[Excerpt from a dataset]
## Start
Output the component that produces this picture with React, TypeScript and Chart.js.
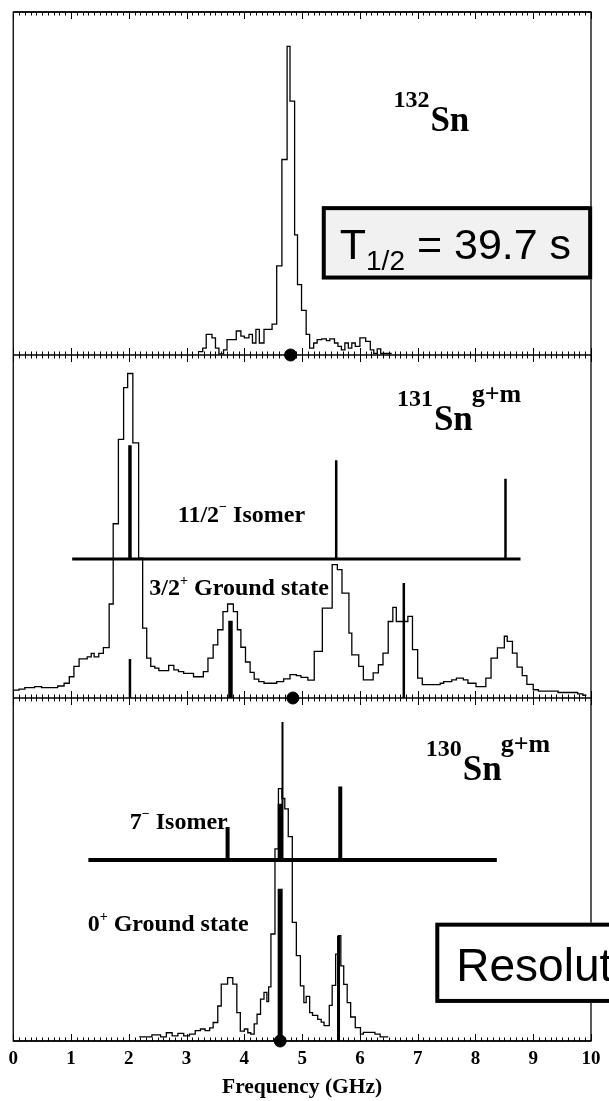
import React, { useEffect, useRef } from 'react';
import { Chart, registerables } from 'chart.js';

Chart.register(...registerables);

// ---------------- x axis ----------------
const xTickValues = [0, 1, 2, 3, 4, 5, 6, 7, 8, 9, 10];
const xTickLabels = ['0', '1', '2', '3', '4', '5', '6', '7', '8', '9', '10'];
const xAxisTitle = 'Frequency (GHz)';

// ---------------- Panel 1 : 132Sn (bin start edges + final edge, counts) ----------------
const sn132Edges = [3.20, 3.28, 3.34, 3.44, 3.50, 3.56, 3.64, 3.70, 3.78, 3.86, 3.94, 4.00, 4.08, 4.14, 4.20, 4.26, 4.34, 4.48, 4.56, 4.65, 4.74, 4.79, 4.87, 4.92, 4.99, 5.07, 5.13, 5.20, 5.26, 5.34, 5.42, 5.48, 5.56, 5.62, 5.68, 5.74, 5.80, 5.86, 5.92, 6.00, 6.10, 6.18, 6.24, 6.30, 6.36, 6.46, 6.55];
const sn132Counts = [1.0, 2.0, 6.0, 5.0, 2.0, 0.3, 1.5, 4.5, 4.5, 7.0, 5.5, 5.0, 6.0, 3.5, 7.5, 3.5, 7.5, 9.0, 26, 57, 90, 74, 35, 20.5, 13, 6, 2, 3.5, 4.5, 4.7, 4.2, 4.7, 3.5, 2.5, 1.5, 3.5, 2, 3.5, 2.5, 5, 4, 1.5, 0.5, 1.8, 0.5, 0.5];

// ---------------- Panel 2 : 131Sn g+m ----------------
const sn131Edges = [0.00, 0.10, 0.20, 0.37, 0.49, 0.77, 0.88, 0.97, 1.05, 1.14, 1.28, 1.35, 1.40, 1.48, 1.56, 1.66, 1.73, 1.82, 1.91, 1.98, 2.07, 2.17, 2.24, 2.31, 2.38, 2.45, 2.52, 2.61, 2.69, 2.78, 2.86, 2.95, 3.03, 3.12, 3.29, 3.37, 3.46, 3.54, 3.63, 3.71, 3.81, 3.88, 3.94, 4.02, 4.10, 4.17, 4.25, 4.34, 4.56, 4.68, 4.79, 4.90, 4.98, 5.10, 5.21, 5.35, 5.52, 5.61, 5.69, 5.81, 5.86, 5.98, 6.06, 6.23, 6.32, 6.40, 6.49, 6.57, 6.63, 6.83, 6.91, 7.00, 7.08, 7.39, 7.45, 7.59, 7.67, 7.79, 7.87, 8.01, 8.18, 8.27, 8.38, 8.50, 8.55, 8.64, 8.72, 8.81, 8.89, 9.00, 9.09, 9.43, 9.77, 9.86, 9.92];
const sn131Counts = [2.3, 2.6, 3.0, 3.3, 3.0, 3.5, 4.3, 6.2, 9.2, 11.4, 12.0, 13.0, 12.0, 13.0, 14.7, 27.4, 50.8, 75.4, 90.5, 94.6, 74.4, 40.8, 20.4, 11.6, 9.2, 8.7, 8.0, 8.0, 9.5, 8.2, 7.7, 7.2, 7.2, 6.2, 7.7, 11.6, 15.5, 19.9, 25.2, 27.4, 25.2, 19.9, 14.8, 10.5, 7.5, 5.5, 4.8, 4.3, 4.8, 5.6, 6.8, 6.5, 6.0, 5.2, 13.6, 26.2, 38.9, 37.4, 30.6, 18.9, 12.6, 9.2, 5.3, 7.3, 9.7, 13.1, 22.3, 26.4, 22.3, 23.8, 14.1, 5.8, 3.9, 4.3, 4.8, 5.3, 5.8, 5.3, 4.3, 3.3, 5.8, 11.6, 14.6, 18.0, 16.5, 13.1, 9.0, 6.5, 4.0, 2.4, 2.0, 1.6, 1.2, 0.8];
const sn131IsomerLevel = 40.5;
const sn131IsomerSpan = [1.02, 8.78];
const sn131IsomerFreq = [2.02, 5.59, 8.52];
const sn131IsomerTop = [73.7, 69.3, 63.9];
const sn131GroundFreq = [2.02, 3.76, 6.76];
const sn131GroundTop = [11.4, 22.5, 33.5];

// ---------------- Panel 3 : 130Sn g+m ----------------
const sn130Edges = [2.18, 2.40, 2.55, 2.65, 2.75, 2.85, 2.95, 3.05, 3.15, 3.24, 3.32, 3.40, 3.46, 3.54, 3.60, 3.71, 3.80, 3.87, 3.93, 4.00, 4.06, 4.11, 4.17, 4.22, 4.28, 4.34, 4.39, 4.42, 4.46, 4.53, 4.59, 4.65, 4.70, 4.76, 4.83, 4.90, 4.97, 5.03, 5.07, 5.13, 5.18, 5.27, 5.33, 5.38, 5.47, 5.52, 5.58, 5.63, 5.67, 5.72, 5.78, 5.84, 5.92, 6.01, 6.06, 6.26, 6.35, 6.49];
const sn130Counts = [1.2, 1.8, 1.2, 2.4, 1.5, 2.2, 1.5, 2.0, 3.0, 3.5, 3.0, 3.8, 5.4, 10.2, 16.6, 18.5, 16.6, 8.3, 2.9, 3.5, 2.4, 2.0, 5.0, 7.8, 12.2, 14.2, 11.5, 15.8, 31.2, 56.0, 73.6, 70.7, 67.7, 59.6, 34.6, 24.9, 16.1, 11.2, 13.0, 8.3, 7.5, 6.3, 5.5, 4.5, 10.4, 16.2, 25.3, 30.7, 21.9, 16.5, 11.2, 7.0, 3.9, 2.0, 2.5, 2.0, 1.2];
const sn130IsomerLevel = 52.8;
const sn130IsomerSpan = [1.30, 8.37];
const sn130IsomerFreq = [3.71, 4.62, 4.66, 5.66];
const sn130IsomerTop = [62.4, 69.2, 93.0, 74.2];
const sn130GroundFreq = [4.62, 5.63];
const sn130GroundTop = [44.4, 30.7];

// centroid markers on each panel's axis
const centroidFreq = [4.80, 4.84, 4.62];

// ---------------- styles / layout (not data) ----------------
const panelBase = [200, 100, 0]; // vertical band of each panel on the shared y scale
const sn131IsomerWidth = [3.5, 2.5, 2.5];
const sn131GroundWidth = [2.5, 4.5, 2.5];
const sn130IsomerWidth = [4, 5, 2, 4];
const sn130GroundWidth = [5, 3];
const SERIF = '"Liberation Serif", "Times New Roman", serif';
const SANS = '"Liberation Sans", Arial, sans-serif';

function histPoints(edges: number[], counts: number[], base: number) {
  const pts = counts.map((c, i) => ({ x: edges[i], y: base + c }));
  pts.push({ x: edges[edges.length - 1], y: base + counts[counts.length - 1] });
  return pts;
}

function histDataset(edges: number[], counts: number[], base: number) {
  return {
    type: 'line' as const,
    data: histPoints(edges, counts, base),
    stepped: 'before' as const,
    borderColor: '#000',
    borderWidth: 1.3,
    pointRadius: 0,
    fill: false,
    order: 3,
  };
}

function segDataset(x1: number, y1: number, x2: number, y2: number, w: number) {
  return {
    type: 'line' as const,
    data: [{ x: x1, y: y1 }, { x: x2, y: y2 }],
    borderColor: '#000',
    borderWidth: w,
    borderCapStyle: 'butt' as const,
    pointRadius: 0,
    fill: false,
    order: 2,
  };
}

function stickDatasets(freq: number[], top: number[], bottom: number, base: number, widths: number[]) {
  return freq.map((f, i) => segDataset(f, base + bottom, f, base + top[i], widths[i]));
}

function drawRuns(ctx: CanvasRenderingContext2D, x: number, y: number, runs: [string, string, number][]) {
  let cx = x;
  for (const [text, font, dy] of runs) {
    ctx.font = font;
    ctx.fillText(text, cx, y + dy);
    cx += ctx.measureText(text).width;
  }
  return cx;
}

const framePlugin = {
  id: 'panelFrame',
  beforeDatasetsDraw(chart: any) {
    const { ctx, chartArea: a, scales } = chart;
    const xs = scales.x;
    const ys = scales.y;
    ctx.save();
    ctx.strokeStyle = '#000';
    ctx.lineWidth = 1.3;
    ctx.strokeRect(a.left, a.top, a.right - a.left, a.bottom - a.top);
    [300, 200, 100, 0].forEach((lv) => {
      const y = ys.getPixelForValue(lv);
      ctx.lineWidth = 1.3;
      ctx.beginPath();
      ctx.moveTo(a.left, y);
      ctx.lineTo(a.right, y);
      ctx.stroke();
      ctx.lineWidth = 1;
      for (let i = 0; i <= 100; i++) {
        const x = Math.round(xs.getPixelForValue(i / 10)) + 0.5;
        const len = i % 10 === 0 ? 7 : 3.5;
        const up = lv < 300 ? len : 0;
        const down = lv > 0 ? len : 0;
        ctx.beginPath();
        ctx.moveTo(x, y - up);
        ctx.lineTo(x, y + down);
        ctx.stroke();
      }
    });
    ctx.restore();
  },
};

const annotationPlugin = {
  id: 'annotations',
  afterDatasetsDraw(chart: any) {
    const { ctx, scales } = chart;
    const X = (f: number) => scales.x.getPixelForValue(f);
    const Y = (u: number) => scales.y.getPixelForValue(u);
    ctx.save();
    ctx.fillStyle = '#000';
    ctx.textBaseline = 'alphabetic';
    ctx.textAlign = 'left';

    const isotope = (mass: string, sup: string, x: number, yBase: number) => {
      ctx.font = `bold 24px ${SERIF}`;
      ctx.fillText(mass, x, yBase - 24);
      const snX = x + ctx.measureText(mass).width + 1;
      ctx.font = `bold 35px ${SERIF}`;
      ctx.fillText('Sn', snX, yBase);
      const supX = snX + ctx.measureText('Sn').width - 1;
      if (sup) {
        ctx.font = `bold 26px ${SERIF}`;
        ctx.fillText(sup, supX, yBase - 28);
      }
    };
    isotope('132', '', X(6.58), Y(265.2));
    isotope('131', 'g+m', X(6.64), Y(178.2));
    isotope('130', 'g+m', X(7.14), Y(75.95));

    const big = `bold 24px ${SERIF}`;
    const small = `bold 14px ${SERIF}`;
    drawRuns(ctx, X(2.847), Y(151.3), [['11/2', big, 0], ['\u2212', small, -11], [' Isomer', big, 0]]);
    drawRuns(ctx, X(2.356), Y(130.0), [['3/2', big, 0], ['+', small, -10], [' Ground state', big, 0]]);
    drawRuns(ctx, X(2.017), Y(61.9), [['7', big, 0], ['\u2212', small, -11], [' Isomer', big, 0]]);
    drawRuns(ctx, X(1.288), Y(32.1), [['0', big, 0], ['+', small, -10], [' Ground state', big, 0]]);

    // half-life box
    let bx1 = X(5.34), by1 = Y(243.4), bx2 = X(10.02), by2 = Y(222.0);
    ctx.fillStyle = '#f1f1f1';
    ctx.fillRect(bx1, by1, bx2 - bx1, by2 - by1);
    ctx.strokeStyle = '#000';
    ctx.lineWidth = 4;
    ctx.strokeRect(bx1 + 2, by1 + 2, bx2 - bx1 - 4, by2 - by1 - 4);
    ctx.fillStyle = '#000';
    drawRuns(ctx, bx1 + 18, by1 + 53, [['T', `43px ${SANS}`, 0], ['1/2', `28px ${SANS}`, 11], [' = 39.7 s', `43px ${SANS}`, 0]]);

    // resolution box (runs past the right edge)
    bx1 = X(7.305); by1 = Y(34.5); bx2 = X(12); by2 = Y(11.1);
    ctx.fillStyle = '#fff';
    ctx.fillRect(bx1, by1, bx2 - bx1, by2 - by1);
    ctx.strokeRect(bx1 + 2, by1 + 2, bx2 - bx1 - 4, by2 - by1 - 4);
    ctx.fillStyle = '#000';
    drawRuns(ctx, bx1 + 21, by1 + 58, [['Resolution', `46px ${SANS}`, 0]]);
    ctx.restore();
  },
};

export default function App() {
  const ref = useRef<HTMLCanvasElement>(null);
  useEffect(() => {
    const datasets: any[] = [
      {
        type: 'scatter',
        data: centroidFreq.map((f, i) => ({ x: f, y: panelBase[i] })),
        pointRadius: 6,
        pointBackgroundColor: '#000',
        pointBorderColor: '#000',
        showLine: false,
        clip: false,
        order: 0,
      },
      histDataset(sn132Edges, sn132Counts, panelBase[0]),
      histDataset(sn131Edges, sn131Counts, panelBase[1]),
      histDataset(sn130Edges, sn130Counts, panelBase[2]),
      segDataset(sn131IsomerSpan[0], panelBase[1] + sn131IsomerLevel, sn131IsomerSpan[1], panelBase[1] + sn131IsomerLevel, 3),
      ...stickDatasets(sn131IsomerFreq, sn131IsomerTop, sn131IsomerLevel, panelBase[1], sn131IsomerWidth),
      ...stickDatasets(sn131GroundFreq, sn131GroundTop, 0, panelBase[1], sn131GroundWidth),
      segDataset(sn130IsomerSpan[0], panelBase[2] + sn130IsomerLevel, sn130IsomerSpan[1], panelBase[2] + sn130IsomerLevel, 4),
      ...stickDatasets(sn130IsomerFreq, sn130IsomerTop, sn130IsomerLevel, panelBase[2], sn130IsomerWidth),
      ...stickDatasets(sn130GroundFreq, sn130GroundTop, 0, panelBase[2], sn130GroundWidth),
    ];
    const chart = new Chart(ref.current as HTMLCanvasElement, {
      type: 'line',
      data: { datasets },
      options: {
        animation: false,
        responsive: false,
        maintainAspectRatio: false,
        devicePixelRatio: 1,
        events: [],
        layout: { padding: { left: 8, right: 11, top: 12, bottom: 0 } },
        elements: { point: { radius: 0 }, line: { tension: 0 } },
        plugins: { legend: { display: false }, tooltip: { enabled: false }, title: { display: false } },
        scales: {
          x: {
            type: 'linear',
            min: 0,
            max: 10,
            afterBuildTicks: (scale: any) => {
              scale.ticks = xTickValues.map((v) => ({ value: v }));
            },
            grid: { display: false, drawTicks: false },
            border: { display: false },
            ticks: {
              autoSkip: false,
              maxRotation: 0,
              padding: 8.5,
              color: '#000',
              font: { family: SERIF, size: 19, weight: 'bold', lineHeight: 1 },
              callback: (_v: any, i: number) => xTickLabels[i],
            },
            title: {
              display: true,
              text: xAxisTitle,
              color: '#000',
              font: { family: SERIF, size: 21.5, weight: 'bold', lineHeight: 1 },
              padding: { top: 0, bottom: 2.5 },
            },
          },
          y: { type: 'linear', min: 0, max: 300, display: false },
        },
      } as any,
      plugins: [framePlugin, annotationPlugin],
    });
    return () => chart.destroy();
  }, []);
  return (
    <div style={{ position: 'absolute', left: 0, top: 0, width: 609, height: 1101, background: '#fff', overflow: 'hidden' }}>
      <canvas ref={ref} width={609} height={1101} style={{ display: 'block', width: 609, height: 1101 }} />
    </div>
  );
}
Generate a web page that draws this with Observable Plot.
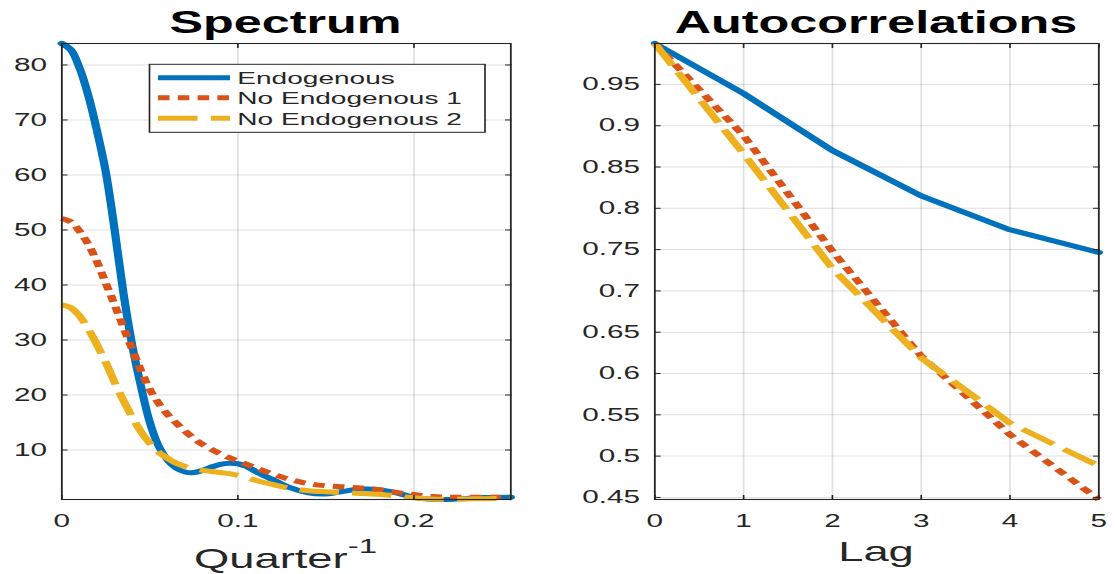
## End
**The request:** Reproduce, word for word, every line from the start of the records down to and including the line with "Chart.register(...registerables);"; skip the pictures.

**Solution below:**
Output the component that produces this picture with React, TypeScript and Chart.js.
import React, { useEffect, useRef } from 'react';
import { Chart, registerables } from 'chart.js';

Chart.register(...registerables);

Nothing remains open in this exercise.